时间:2010-09-14 07:25:33

标签: haskell networking

Network.Browser文档说该模块支持以下内容:

  • HTTP身份验证处理
  • 透明处理重定向
  • Cookie存储+传输。
  • 事务记录代理中介连接。

对我而言,这听起来像浏览器的开头,它让我抓取网页,处理身份验证到网站,cookie等。

但是,该模块附带零示例代码,说明或教程。我无法弄清楚如何使用它。

有人可以举例说明如何使用它1)访问网站,2)登录,3)下载需要您登录的文件?

1 个答案:

答案 0 :(得分:3)

我建议你看看Network.Curl。

要回答您的问题,以下是一个示例(取自http://haskell.pastebin.com/9kPiGxiH):

import Data.IORef
import Network.HTTP
import Network.Browser
import Network.URI
import Data.Maybe
import Control.Monad
import Data.List
import Text.Regex.TDFA
import Control.Concurrent

pageUrl off = URI "http:" (Just $ URIAuth "" "www.interpals.net" "") "/dosearch.php" ("?todo=search&sec=adv&age1=15&age2=18&sex[]=FEMALE&lfor[]=lfor_email&lfor[]=lfor_snail&lfor[]=lfor_langex&lfor[]=lfor_friend&lfor[]=lfor_flirt&lfor[]=lfor_relation&countries[]=AT&countries[]=DE&countries[]=CH&state=&languages[]=any&keywords=&sort=p.last_login+DESC&offset="++(show off)) ""

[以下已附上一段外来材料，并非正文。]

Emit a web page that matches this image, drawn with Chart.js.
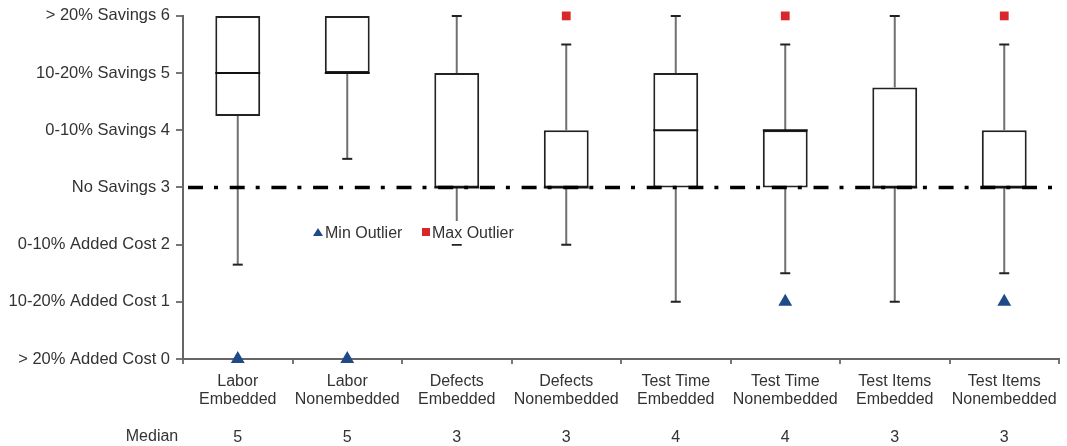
<!DOCTYPE html>
<html>
<head>
<meta charset="utf-8">
<script src="https://cdn.jsdelivr.net/npm/chart.js@4.4.1/dist/chart.umd.min.js"></script>
<style>
  html, body { margin: 0; padding: 0; background: #fff; }
  #wrap { width: 1067px; height: 446px; position: relative; }
</style>
</head>
<body>
<div id="wrap"><canvas id="boxChart" width="1067" height="446"></canvas></div>
<script>
// categories and box plot values
const categories = [
    ['Labor', 'Embedded'], ['Labor', 'Nonembedded'],
    ['Defects', 'Embedded'], ['Defects', 'Nonembedded'],
    ['Test Time', 'Embedded'], ['Test Time', 'Nonembedded'],
    ['Test Items', 'Embedded'], ['Test Items', 'Nonembedded']
];
const mins = [1.65, 3.5, 2, 2, 1, 1.5, 1, 1.5];
const q1s = [4.25, 5, 3, 3, 3, 3, 3, 3];
const medians = [5, 5, 3, 3, 4, 4, 3, 3];
const q3s = [6, 6, 5, 4, 5, 4, 4.75, 4];
const maxs = [6, 6, 6, 5.5, 6, 5.5, 6, 5.5];
const minOutliers = [0, 0, null, null, null, 1, null, 1];
const maxOutliers = [null, null, null, 6, null, 6, null, 6];
const yTickLabels = ['> 20% Added Cost', '10-20% Added Cost', '0-10% Added Cost', 'No Savings',
    '0-10% Savings', '10-20% Savings', '> 20% Savings'];
const baseline = 3;

const FONT = "'Liberation Sans', Arial, Helvetica, sans-serif";
const TEXT = '#333333';
const BLUE = '#1f4a87';
const RED = '#d8262b';

// x labels: two name lines, blank line, then the median value
const xLabels = categories.map((c, i) => [c[0], c[1], '', String(medians[i])]);

// whiskers, medians, the no-savings line and the legend
const boxExtras = {
    id: 'boxExtras',
    afterDatasetsDraw(chart) {
        const ctx = chart.ctx;
        const y = chart.scales.y;
        const bars = chart.getDatasetMeta(0).data;
        ctx.save();
        bars.forEach((bar, i) => {
            const cx = bar.x;
            const half = bar.width / 2;
            // whiskers
            ctx.strokeStyle = '#707070';
            ctx.lineWidth = 2;
            ctx.beginPath();
            if (mins[i] < q1s[i]) {
                ctx.moveTo(cx, y.getPixelForValue(q1s[i]));
                ctx.lineTo(cx, y.getPixelForValue(mins[i]));
            }
            if (maxs[i] > q3s[i]) {
                ctx.moveTo(cx, y.getPixelForValue(q3s[i]));
                ctx.lineTo(cx, y.getPixelForValue(maxs[i]));
            }
            ctx.stroke();
            // caps
            ctx.strokeStyle = '#222';
            ctx.beginPath();
            if (mins[i] < q1s[i]) {
                const py = y.getPixelForValue(mins[i]);
                ctx.moveTo(cx - 5, py);
                ctx.lineTo(cx + 5, py);
            }
            if (maxs[i] > q3s[i]) {
                const py = y.getPixelForValue(maxs[i]);
                ctx.moveTo(cx - 5, py);
                ctx.lineTo(cx + 5, py);
            }
            ctx.stroke();
            // median
            const my = y.getPixelForValue(medians[i]);
            ctx.strokeStyle = '#111';
            ctx.beginPath();
            ctx.moveTo(cx - half, my);
            ctx.lineTo(cx + half, my);
            ctx.stroke();
        });

        // dash-dot line at "No Savings"
        const by = y.getPixelForValue(baseline);
        ctx.strokeStyle = '#000';
        ctx.lineWidth = 3.5;
        ctx.setLineDash([15, 11, 4, 11.7]);
        ctx.beginPath();
        ctx.moveTo(chart.chartArea.left + 5, by);
        ctx.lineTo(chart.chartArea.right, by);
        ctx.stroke();
        ctx.setLineDash([]);

        // legend inside plot
        const lx = 318;
        const ly = 233;
        ctx.fillStyle = '#fff';
        ctx.fillRect(lx - 8, ly - 12, 210, 23);
        ctx.fillStyle = BLUE;
        ctx.beginPath();
        ctx.moveTo(lx, ly - 5);
        ctx.lineTo(lx + 5, ly + 3);
        ctx.lineTo(lx - 5, ly + 3);
        ctx.closePath();
        ctx.fill();
        ctx.font = '16px ' + FONT;
        ctx.textBaseline = 'middle';
        ctx.textAlign = 'left';
        ctx.fillStyle = TEXT;
        ctx.fillText('Min Outlier', lx + 7, ly + 1);
        ctx.fillStyle = RED;
        ctx.fillRect(lx + 104, ly - 5, 8, 8);
        ctx.fillStyle = TEXT;
        ctx.fillText('Max Outlier', lx + 114, ly + 1);

        // "Median" row label
        ctx.textAlign = 'center';
        ctx.fillText('Median', 152, 437);
        ctx.restore();
    }
};

const ctx = document.getElementById('boxChart').getContext('2d');
new Chart(ctx, {
    type: 'bar',
    data: {
        labels: xLabels,
        datasets: [
            {
                label: 'Box',
                data: q1s.map((q, i) => [q, q3s[i]]),
                backgroundColor: '#ffffff',
                borderColor: '#222222',
                borderWidth: 2,
                borderSkipped: false,
                barPercentage: 0.41,
                categoryPercentage: 1,
                order: 2
            },
            {
                type: 'line',
                label: 'Min Outlier',
                data: minOutliers,
                showLine: false,
                pointStyle: 'triangle',
                pointRadius: 8,
                pointBackgroundColor: BLUE,
                pointBorderColor: BLUE,
                pointBorderWidth: 0,
                clip: false,
                order: 1
            },
            {
                type: 'line',
                label: 'Max Outlier',
                data: maxOutliers,
                showLine: false,
                pointStyle: 'rect',
                pointRadius: 6.2,
                pointBackgroundColor: RED,
                pointBorderColor: RED,
                pointBorderWidth: 0,
                clip: false,
                order: 1
            }
        ]
    },
    options: {
        responsive: false,
        animation: false,
        layout: { padding: { top: 12, right: 4, left: 0, bottom: 0 } },
        plugins: {
            legend: { display: false },
            tooltip: { enabled: false }
        },
        scales: {
            x: {
                offset: true,
                grid: { drawOnChartArea: false, offset: true, tickLength: 5, color: '#777', lineWidth: 2 },
                border: { color: '#666', width: 2 },
                ticks: {
                    color: TEXT,
                    font: { family: FONT, size: 16, lineHeight: '18.7px' },
                    padding: 8,
                    maxRotation: 0,
                    autoSkip: false
                },
                afterFit(scale) { scale.height = 87; }
            },
            y: {
                min: 0,
                max: 6,
                grid: { drawOnChartArea: false, tickLength: 7, color: '#777', lineWidth: 2 },
                border: { color: '#666', width: 2 },
                ticks: {
                    stepSize: 1,
                    color: TEXT,
                    padding: 6,
                    font: { family: FONT, size: 16.5 },
                    callback: (v) => yTickLabels[v] + ' ' + v
                },
                afterFit(scale) { scale.width = 183; }
            }
        }
    },
    plugins: [boxExtras]
});
</script>
</body>
</html>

getPage     :: URI -> BrowserAction (HandleStream [Char]) String
getPage uri = do
    setErrHandler $ const $ return ()
    setOutHandler $ const $ return ()
    (_,s) <- request $ Request (uri) GET
        [Header HdrCookie "__ubic1=MTE3ODM0NDM0MTRjN2RkYTA1OTAzMmU4LjkxODE1Njk2; __utma=46363135.421215970.1283316265.1283538085.1283541700.10; __utmz=46363135.1283316265.1.1.utmccn=(direct)|utmcsr=(direct)|utmcmd=(none); __utmc=46363135; PHPSESSID=59a130c66d4853f85289852f15cefa3a; resolution=1920x1080; ip_auto_login[login]=cap11235; ip_auto_login[password_md5]=NDM0NWM0NDlkZTg4MjRkMWVhZmJmZWNiZTQwOWQ4YTE%3D; __utmb=46363135"] ""
    return $ rspBody s

getPeople :: Int -> BrowserAction (HandleStream [Char]) ([String], Int)
getPeople off = do
    s <- getPage (pageUrl off)
    let t = (s=~"<a href='/([^?.]+)\\?")::[[String]]
    let next = if length t > 0 then off+10 else 0
    return (nub $ map (!!1) t, next)

personUrl :: String -> URI
personUrl name = fromJust $ parseURI ("http://www.interpals.net/"++name)

viewPerson :: String -> BrowserAction (HandleStream [Char]) ()
viewPerson name = do
    _ <- getPage $ personUrl name
    return ()

doCycle :: IORef (Int, Int) -> IO ()
doCycle r = do
    (count, off) <- readIORef r
    (people, newOff) <- browse $  getPeople off
    mapM_ (forkIO . browse . viewPerson) people
    let newCount = count + (length people)
    writeIORef r (newCount, if newOff<2000 then newOff else 0)
    print newCount
    doCycle r

main = do
    t <- newIORef (0,0)
    doCycle t